Conta-se ainda naquele livro, que em 1547 desceu às Espanhas uma majestosa embaixada do Imperador Maximiliano da Boémia, a fim de lhe conduzir sua noiva e futura consorte, a Infanta Maria, filha de Carlos V. Conta-se também que naquela embaixada se incluía Vratislao de Pernstyn, jovem valoroso e nobre, que se prendou de Dª Maria Manríquez de Lara, dama de corte da futura Imperatriz Maria. Ao saber Teresa de Jesus dos desposórios da sua amiga Maria Manríquez de Lara com o nobre boémio, ofereceu-lhe como prenda de casamento o seu Menino Jesus Rei! E eis, assim, que a embaixada do reino da Boémia ao abandonar a Península ia bem mais rica: levava não só a futura Imperatriz da Boémia, suas damas, conselheiros e dote, bem como uma nova família, e ainda a imagem do Divino Infante, que meses mais tarde presidiria ao solar da família de Pernstyn, e que haveria de testemunhar e abençoar não só os desposórios do Imperador Maximiliano e a Imperatriz Maria, mas muitos sucessos daquela bem-aventurada nação.

A história, como se vê, tem os seus quês; e mesmo que os seus caminhos sejam ínvios ou mal-acabados, no seu decurso Deus encontra sempre formas singelas para fazer chegar a Sua bênção poderosa a todas as nações e povos.

Como chegou o Menino Jesus Rei a Praga, capital do reino da Boémia?

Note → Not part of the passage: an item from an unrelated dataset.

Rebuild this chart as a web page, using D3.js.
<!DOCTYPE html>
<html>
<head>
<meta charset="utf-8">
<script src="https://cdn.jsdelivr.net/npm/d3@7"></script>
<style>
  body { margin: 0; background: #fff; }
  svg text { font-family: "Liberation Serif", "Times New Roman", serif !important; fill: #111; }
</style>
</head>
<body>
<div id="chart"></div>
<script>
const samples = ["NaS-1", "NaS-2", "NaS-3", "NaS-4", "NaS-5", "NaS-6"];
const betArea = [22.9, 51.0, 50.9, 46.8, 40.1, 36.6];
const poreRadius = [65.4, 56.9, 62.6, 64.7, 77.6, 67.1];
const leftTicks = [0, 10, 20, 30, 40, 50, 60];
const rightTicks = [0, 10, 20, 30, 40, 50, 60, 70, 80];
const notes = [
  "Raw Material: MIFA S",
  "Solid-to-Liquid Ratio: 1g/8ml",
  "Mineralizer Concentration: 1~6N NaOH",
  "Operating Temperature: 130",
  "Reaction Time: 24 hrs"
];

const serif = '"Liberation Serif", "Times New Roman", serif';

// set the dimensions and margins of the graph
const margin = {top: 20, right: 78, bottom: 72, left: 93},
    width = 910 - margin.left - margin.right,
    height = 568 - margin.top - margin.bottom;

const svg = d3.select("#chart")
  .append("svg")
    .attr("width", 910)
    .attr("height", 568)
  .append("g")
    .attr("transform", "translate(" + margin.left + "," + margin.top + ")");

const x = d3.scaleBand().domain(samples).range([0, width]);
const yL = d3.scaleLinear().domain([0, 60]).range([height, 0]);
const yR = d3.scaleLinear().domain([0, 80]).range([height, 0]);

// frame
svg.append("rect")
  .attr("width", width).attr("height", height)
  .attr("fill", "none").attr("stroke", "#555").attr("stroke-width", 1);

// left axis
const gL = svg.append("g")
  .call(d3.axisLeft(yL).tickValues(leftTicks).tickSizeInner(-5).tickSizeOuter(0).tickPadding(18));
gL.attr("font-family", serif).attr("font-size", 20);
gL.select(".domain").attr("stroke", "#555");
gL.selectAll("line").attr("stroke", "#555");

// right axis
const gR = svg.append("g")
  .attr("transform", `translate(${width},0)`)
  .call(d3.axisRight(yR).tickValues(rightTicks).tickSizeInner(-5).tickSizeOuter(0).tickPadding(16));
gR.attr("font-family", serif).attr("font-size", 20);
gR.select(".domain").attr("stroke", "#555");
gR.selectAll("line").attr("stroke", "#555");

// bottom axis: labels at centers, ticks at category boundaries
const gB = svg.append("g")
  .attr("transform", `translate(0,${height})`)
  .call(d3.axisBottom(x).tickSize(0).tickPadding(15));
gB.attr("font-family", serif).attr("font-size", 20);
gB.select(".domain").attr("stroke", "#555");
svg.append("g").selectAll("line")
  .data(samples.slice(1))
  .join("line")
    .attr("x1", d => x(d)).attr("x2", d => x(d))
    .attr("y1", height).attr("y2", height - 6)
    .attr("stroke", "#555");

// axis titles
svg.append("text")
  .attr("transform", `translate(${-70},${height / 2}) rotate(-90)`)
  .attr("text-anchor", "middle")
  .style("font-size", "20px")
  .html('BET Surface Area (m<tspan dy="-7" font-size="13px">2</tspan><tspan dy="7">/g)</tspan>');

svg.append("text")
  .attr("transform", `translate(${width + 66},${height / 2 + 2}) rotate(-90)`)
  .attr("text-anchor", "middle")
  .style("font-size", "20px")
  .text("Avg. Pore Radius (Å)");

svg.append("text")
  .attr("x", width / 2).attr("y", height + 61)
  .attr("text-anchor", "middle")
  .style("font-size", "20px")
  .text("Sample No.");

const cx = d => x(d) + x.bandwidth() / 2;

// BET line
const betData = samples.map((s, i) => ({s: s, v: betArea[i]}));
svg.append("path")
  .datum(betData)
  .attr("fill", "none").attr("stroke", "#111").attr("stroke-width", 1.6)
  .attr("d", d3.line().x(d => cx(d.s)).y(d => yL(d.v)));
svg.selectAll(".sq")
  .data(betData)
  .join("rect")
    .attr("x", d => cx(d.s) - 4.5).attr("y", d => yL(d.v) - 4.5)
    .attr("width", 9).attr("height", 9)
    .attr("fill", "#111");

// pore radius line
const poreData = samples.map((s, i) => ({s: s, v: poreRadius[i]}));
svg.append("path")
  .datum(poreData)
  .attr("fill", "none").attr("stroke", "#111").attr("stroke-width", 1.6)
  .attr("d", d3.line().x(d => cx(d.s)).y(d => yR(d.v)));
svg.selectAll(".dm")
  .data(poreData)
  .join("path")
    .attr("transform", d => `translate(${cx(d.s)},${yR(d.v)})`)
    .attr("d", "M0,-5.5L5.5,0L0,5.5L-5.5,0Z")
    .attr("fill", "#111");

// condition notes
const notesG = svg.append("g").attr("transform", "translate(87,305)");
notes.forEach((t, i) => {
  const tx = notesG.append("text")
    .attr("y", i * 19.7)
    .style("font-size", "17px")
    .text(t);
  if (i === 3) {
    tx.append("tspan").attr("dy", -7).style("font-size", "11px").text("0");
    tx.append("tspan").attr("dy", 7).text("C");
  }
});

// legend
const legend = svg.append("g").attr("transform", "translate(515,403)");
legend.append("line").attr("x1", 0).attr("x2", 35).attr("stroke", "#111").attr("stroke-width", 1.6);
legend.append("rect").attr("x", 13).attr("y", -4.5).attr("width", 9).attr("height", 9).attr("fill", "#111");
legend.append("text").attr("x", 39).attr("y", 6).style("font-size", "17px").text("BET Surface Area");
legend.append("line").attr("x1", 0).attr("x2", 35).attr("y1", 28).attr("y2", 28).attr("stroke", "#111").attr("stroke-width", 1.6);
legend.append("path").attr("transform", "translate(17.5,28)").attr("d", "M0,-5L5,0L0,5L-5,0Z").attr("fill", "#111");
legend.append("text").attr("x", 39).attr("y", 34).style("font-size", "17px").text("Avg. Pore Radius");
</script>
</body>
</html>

Chegou, Deus seja bendito, no enxoval de uma jovem e bela esposa andaluza, amorosamente desposada por um nobre checo. Aquele foi um matrimónio fecundo, fiel a Deus, ao seu rei e a seu povo, visto que o Conde Vratislao de Pernstyn foi, entretanto, escolhido para Chanceler do Reino. A família viveu, primeiramente, no castelo de Litomyisl, e o Menino Jesus Rei, ali reinou, desde a capela, onde era devotamente venerado por todos. Vinte filhos nasceram a Vratislao e Maria, dos quais sobreviveram sete, e de entre as cinco meninas, a mãe Dª Maria preferia a filha Polyxena, que muito se lhe parecia em virtudes. À morte de seu amado marido Vratislao, Dª Maria de Pernstyn mudou de residência e fixou-se com os filhos no castelo da família em Praga. Ali os educou na fé católica, que por aquelas terras não era universal, pois que com ela concorria belicosamente a protestante. Em razão da sua educação na fé, a princesa Polyxena, tal como sua mãe Dª Maria Manríquez de Lara, ficarão na história da Boémia e são hoje recordadas como defensoras do catolicismo checo.

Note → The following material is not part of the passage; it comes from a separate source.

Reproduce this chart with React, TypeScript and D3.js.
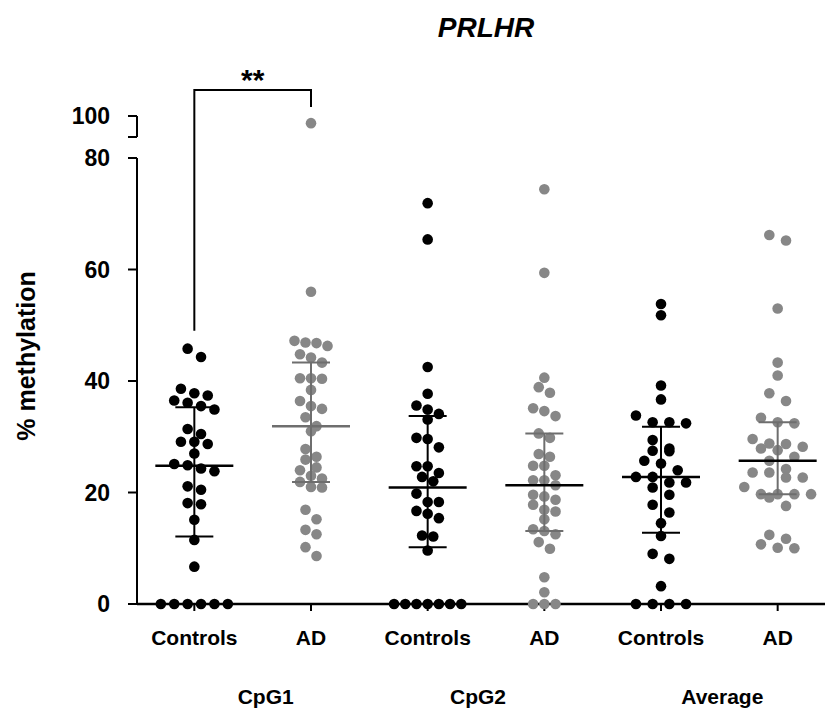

Ao casar-se Polyxena com Guilherme de Rosenberg, sua mãe ofereceu-lhe o seu maior tesoiro – a imagem do Pequeno Rei, que tanto a consolara na sua vida de esposa, mãe e viúva! Em breve, também ela ficará viúva, e à morte de seu segundo esposo – Zdenek de Lobkowitz – a princesa Polyxena de Lobkowitz entregará ao Prior do Carmo, a imagem do Menino Jesus Rei, que há tantos anos era cidadão e rei de Praga, cobrindo de bênçãos quem tão porfiadamente a Ele recorria e se confiava.

E eis que a imagem de Córdova (Espanha) chegou a Praga (reino da Boémia); das mãos de Santa Teresa de Jesus às de um dos seus filhos – Frei João Luis da Ascensão, Prior do Carmo de Praga.

Estamos, portanto, em 1628, quando a princesa Polyxena de Lobkowitz aproximando-se do pobre Convento do Carmo entregou ao seu Prior a imagem de um Menino Jesus Rei, de traços gitanos, olhos vivos, cabelos negros e alguns loiros. E entregando-lhe a preciosa oferta, lhe diz: «Aqui lhe trago, Padre, e lhe ofereço o que mais amo no mundo. Honrai muito este Menino Jesus e nada vos faltará!».

Claro que a imagem existe e ainda é venerada na Igreja de Nossa Senhora da Vitória; tem 48 cm de altura sobre um pedestal de nove. Apresenta-se coroada e vestida de rei; a mão direita está levantada para abençoar ao estilo papal, e na esquerda sustenta o mundo encimado por uma cruz.